Why did I want to hack my sewing machine in the first place? Because I wasn’t getting an accurate scant 1/4″ seam with the zigzag plate – even with the walking foot and 1/4″ sole. To me, the straight stitch plate offers greater accuracy with piecing, so I searched for a solution.

ISSUE #1: Cannot adjust needle position for a scant 1/4″ when the straight stitch plate is installed.

HACK:  Switch out the sensor on the back of the zigzag plate with the one on the straight stitch plate. Turn both needle plates over. See the white plastic thingie in the lower right corner of the photo? That’s the sensor that tells the computer which plate you have installed. If you unscrew the sensors and switch them correctly, your machine will think you have the zigzag plate installed when you really have the straight stitch plate on.  Take a photo with your phone before removing them so you can remember which way to reinstall them later.

I could now adjust for my scant 1/4″ seam, but I still couldn’t use the walking foot with the 1/4″ sole because I didn’t have a hole in the needle plate to accommodate the “right needle” position that stitch D95 requires…

ISSUE #2:  Lack of a 3 hole straight stitch needle plate for the base model 8900 so you can’t use the walking foot and stitch D95 on your “modified” straight stitch plate.

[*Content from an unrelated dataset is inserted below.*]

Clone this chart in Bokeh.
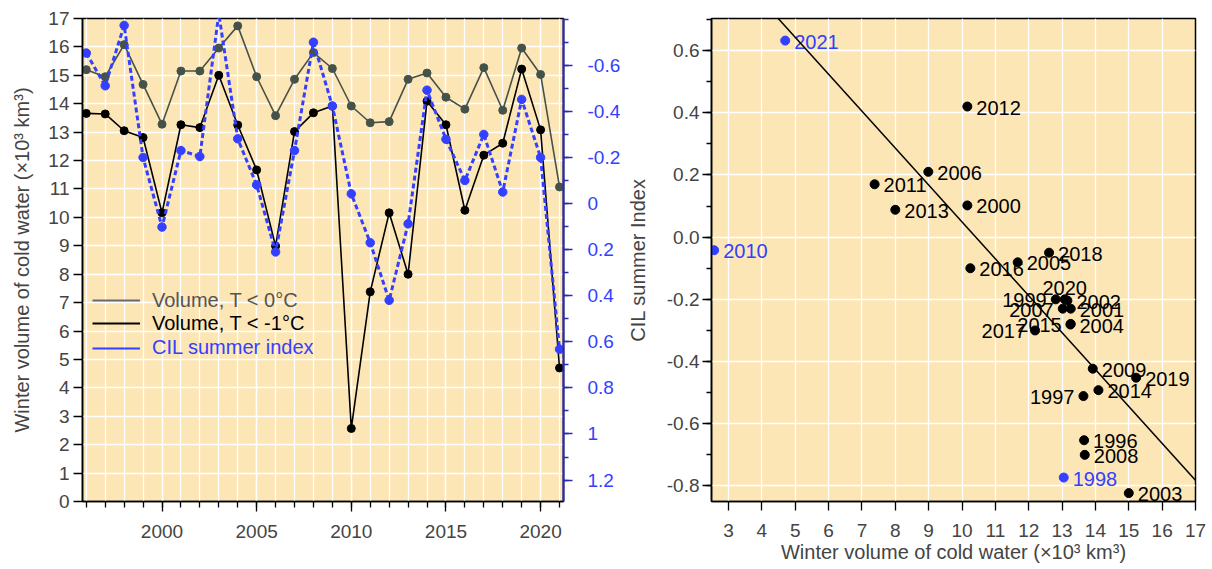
from bokeh.plotting import figure
from bokeh.layouts import row
from bokeh.models import (Range1d, LinearAxis, FixedTicker, CustomJSTickFormatter,
                          PrintfTickFormatter, Legend, LegendItem, ColumnDataSource, Slope)
from bokeh.core.properties import value
from bokeh.embed import file_html
from bokeh.resources import INLINE

# ---------------- data ----------------
years = list(range(1996, 2022))
vol_t0 = [15.20, 14.95, 16.08, 14.68, 13.28, 15.15, 15.15, 15.96, 16.74, 14.95, 13.58, 14.86, 15.80,
          15.24, 13.92, 13.33, 13.37, 14.86, 15.08, 14.23, 13.81, 15.27, 13.77, 15.96, 15.03, 11.07]
vol_tm1 = [13.66, 13.64, 13.05, 12.81, 10.16, 13.26, 13.16, 15.00, 13.25, 11.67, 8.99, 13.02, 13.68,
           13.92, 2.57, 7.38, 10.16, 8.00, 14.09, 13.26, 10.25, 12.19, 12.61, 15.22, 13.08, 4.70]
cil = [-0.653, -0.511, -0.773, -0.200, 0.102, -0.230, -0.204, -0.823, -0.281, -0.081, 0.210, -0.230, -0.700,
       -0.423, -0.042, 0.170, 0.420, 0.088, -0.492, -0.279, -0.100, -0.300, -0.050, -0.452, -0.200, 0.632]
highlight_years = [1998, 2010, 2021]          # shown in blue in the scatter
fit_slope = -0.1187                            # regression line
fit_intercept = 1.236

year_ticks = [2000, 2005, 2010, 2015, 2020]
vol_ticks = list(range(0, 18))
cil_ticks = [-0.6, -0.4, -0.2, 0, 0.2, 0.4, 0.6, 0.8, 1, 1.2]
cil_minor = [-0.8, -0.7, -0.6, -0.5, -0.4, -0.3, -0.2, -0.1, 0, 0.1, 0.2, 0.3, 0.4, 0.5, 0.6, 0.7, 0.8,
             0.9, 1, 1.1, 1.2]
sc_x_ticks = list(range(3, 18))
sc_y_ticks = [-0.8, -0.6, -0.4, -0.2, 0.0, 0.2, 0.4, 0.6]
sc_y_minor = [-0.8, -0.7, -0.6, -0.5, -0.4, -0.3, -0.2, -0.1, 0.0, 0.1, 0.2, 0.3, 0.4, 0.5, 0.6, 0.7]

# label placement style (which side of the dot the year label sits)
label_side = {1997: "left", 2015: "left", 2017: "left", 1999: "left", 2007: "left", 2020: "top"}

# ---------------- style ----------------
FONT = "Liberation Sans"
BG = "#fde6b6"
GREY = "#45524a"
BLUE = "#3340ff"
AXBLUE = "#2b2bab"
TICK_FS = "19px"
LAB_FS = "20px"
NAN = float("nan")


def style_axis(ax, color="black"):
    ax.axis_line_color = color
    ax.axis_line_width = 1.6
    ax.major_tick_line_color = color
    ax.minor_tick_line_color = color
    ax.major_tick_line_width = 1.3
    ax.minor_tick_line_width = 1.3
    ax.major_tick_out = 9
    ax.major_tick_in = 0
    ax.minor_tick_out = 5
    ax.minor_tick_in = 0
    ax.major_label_text_font = FONT
    ax.major_label_text_font_size = TICK_FS
    ax.axis_label_text_font = FONT
    ax.axis_label_text_font_size = LAB_FS
    ax.axis_label_text_font_style = "normal"


# ---------------- left panel ----------------
p1 = figure(width=623, height=565, x_range=Range1d(1995.8, 2021.21), y_range=Range1d(0, 17),
            output_backend="svg", toolbar_location=None,
            min_border_left=82, min_border_right=57, min_border_top=18, min_border_bottom=62)
p1.background_fill_color = BG
p1.border_fill_color = "white"
p1.outline_line_color = "black"
p1.outline_line_width = 1.5
p1.extra_y_ranges = {"cil": Range1d(1.293, -0.803)}

xt = FixedTicker(ticks=year_ticks, minor_ticks=years)
p1.xaxis.ticker = xt
p1.xgrid.ticker = xt
p1.xgrid.grid_line_color = "white"
p1.xgrid.minor_grid_line_color = "white"
p1.xgrid.grid_line_width = 1.3
p1.xgrid.minor_grid_line_width = 1.3
yt = FixedTicker(ticks=vol_ticks)
p1.yaxis.ticker = yt
p1.ygrid.ticker = yt
p1.ygrid.grid_line_color = "white"
p1.ygrid.grid_line_width = 1.3
style_axis(p1.xaxis[0])
p1.xaxis.major_tick_out = 10
p1.xaxis.minor_tick_out = 6
p1.xaxis.major_label_standoff = 13
style_axis(p1.yaxis[0])
p1.yaxis.major_label_standoff = 4
p1.yaxis.axis_label = "Winter volume of cold water (×10³ km³)"
p1.yaxis.axis_label_standoff = 12

rax = LinearAxis(y_range_name="cil", ticker=FixedTicker(ticks=cil_ticks, minor_ticks=cil_minor),
                 formatter=CustomJSTickFormatter(code="return String(tick);"))
style_axis(rax, AXBLUE)
rax.axis_line_width = 2.2
rax.major_label_text_color = BLUE
rax.major_label_standoff = 15
p1.add_layout(rax, "right")

p1.line(years, vol_t0, line_color=GREY, line_width=1.6)
p1.scatter(years, vol_t0, size=8, fill_color=GREY, line_color=GREY)
p1.line(years, vol_tm1, line_color="black", line_width=1.6)
p1.scatter(years, vol_tm1, size=8, fill_color="black", line_color="black")
p1.line(years, cil, y_range_name="cil", line_color=BLUE, line_width=3, line_dash="5 3")
p1.scatter(years, cil, y_range_name="cil", size=8.5, fill_color=BLUE, line_color=BLUE)

# legend (three one-item legends so each label can keep its own colour)
leg_specs = [("Volume, T < 0°C", "#6b6b6b", "#555555", 189.3),
             ("Volume, T < -1°C", "black", "black", 166.1),
             ("CIL summer index", BLUE, BLUE, 141.8)]
for lab, lc, tc, ypos in leg_specs:
    r = p1.line(x=[NAN], y=[NAN], line_color=lc, line_width=1.8)
    leg = Legend(items=[LegendItem(label=lab, renderers=[r])], location=(10, ypos),
                 padding=0, margin=0, spacing=0, glyph_width=48, glyph_height=20, label_height=20,
                 label_standoff=12, label_text_font=FONT, label_text_font_size=LAB_FS,
                 label_text_color=tc, border_line_alpha=0, background_fill_alpha=0)
    p1.add_layout(leg)

# ---------------- right panel ----------------
p2 = figure(width=585, height=565, x_range=Range1d(2.49, 17), y_range=Range1d(-0.85, 0.703),
            output_backend="svg", toolbar_location=None,
            min_border_left=88, min_border_right=13, min_border_top=18, min_border_bottom=62)
p2.background_fill_color = BG
p2.border_fill_color = "white"
p2.outline_line_color = "black"
p2.outline_line_width = 1.5

sxt = FixedTicker(ticks=sc_x_ticks)
p2.xaxis.ticker = sxt
p2.xgrid.ticker = sxt
p2.xgrid.grid_line_color = "white"
p2.xgrid.grid_line_width = 1.3
syt = FixedTicker(ticks=sc_y_ticks, minor_ticks=sc_y_minor)
p2.yaxis.ticker = syt
p2.ygrid.ticker = syt
p2.ygrid.grid_line_color = "white"
p2.ygrid.grid_line_width = 1.3
p2.yaxis.formatter = PrintfTickFormatter(format="%.1f")
style_axis(p2.xaxis[0])
style_axis(p2.yaxis[0])
p2.xaxis.major_label_standoff = 13
p2.xaxis.axis_label = "Winter volume of cold water (×10³ km³)"
p2.xaxis.axis_label_standoff = 1
p2.yaxis.major_label_standoff = 3
p2.yaxis.axis_label = "CIL summer Index"
p2.yaxis.axis_label_standoff = 15

p2.add_layout(Slope(gradient=fit_slope, y_intercept=fit_intercept, line_color="black", line_width=1.5))

colors = [BLUE if y in highlight_years else "black" for y in years]
p2.scatter(vol_tm1, cil, size=9, fill_color=colors, line_color=colors)

for side, align, base, dx, dy in [("right", "left", "middle", 9, 1), ("left", "right", "middle", -9, 1),
                                   ("top", "center", "bottom", 0, -4)]:
    idx = [i for i, y in enumerate(years) if label_side.get(y, "right") == side]
    src = ColumnDataSource(dict(x=[vol_tm1[i] for i in idx], y=[cil[i] for i in idx],
                                t=[str(years[i]) for i in idx], c=[colors[i] for i in idx]))
    p2.text(x="x", y="y", text="t", source=src, text_color="c", text_align=align,
            text_baseline=base, x_offset=dx, y_offset=dy,
            text_font=value(FONT), text_font_size=LAB_FS)

layout = row(p1, p2)
open("out.html", "w").write(file_html(layout, INLINE))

HACK:  Order a modified plate from a sewing machine dealer who specializes in modifying needle plates for this very reason (several were recommended on the Janome 7700/8900 Yahoo Group). I contacted one dealer who informed me the plates he needed to make the modifications to were backordered.  OR here’s my DIY solution: Take a 3/32″ high speed metal drill bit and drill yourself a hole on your existing straight stitch needle plate (or have hubby do it for you). You will also want to pick up some crocus cloth or super fine grit metal polishing sandpaper at the hardware store, if you don’t already have this on hand. That will smooth any rough edges on the underside of the needle plate. I can now get a perfect scant 1/4″ seam using my modified needle plate, walking foot with 1/4″ sole, with stitch D95 and an 8.8 stitch width.  Sure, the front of the needle plate is a little scuffed from the drill, but it doesn’t affect usability. When you go to sell/trade the machine, you can pick up a new needle plate for $50.00 or less.